STEVEBLOG Home on the Range

28Jan/110

Trains, blades, and grenades

Pop music is ridiculous, that is science fact. Anyone who does not realize this is either completely devoid of taste or is a 14 year old girl. I know you are thinking that those two are the same but that's just mean. Seriously, don't make me come over there and hug you, blackheart. Naturally, it takes something exceptionally awful for me to consider it worth mentioning. To put things in perspective, I have not only sung along to several Ke$ha songs, but I have also joined into a choreographed dance sequence to one of them. I also respect her enough to put the dollar sign in her name. Yes, my bar is that low. So when I heard Grenade, I felt it was my responsibility to speak out. Bruno Mars' Grenade is the creepiest popular song I have heard since Clay Aiken's Invisible.

This would normally be the point where I immediately jump into an analysis of Grenade but I realize that a few (read: all) of you may not be up to speed with the creepiness of Invisible. There are dozens of adjectives you will think of when someone mentions Clay Aiken and I am fairly certain that not a single one will be "creepy". Let's just take a line of his song, out of context, to illustrate my point.

If I was invisible
Then I could just watch you in your room
|If I was invisible
I'd make you mine tonight

You know who also was invisible, watched people in their room, and made them theirs?

Randall_Boggs_monsters_inc_Buscemi

Yeah, and his dream in life was to murder children.

Now that we are all on the same page, let's take a look at Grenade.

Clearly the song is trying to remind everyone of the time(s) they fell in love with someone who did not return the feeling. That's fine. That's normal. What is not normal, is being consumed by an obsessive feeling of ownership because of your love. Obsessive and ownership are two terms very rarely used when describing love on account of them not being very applicable, yet Mr. Mars (if that is his real name) is asking us to buy in to his frighteningly twisted impression of love. Don't take my word for it, take his:

I'd catch a grenade for you

As an expression, this channels the comradeship of soldiers willing to give their lives for their fellow soldiers. Literally, one might assume he is willing to have sex with an ugly member of his partner's preferred sexuality to protect them from it. Let's assume it is the former.

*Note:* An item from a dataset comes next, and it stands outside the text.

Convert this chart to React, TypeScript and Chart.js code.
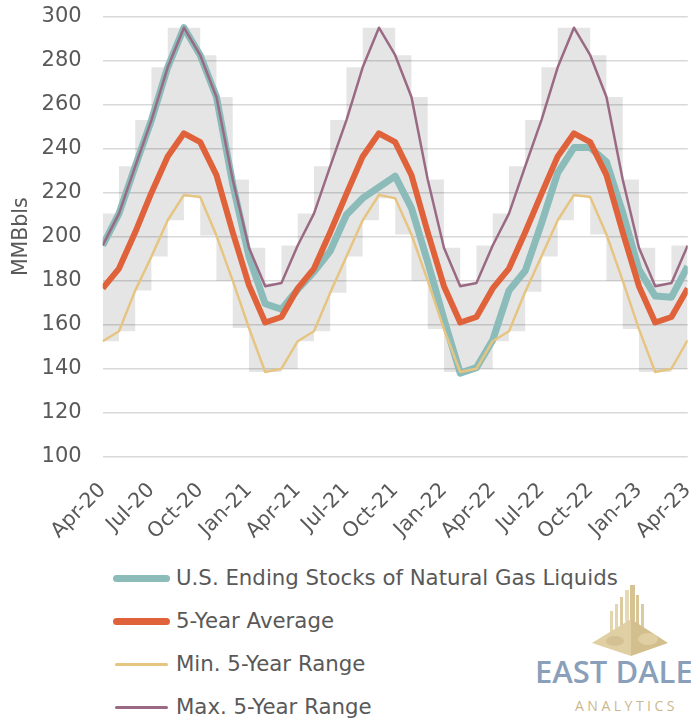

Throw my hand on a blade for you

Ok, now we are getting creepy. It sounds romantic with the whole "I'd get stabbed for you" vibe, except that the hand on a blade was specifically mentioned. Have you ever heard that expression before? Of course not. Can you imagine a situation where putting your hand on a blade would be a logical action? The best I have come up with is grabbing the blade of a person threatening you with a knife, which in my experience only happens in domestic disturbances when the knife grabber is the disturber.

I'd jump in front of a train for you

In a previous line, we already established he would die for his love, so this clearly cannot be simple repetition. No, this is a much more twisted sentiment. Here he is saying that he would kill himself in an obvious suicidal method to punish his love with guilt stricken nightmares.

The rest of the song pretty much follows this pattern with a catchy beat. Clearly it paints the love interest as the villain and asks us to root for the narrator. The only problem is that the narrator is clearly a self absorbed psychopath. You know what normal people would do for their lovers? Write sappy poetry, mention sweet nothings, send pictures of lolcats, possibly draw pictures of butterflies singing rainbows amongst the stars, send flowers, etc. Your list may differ but I think it is fair to say that death was not on it. Yet this song has somehow managed to become popular enough that I can envision crowds of people thinking love should be expressed through self pain. There is one person who can reverse this horribly depressing life view, but I am afraid of the side effects.

Cabelo-de-Justin-Bieber-Penteado-573x800

He makes bubblegum look like brussel sprouts.

Bruno Mars, the Biebs is on you. The following Jersey Shore picture, however, is on me.

1021-the-situation-book-00

Creeping and grenades, how topical.

I would apologize for that picture but if I need to see it, so do you.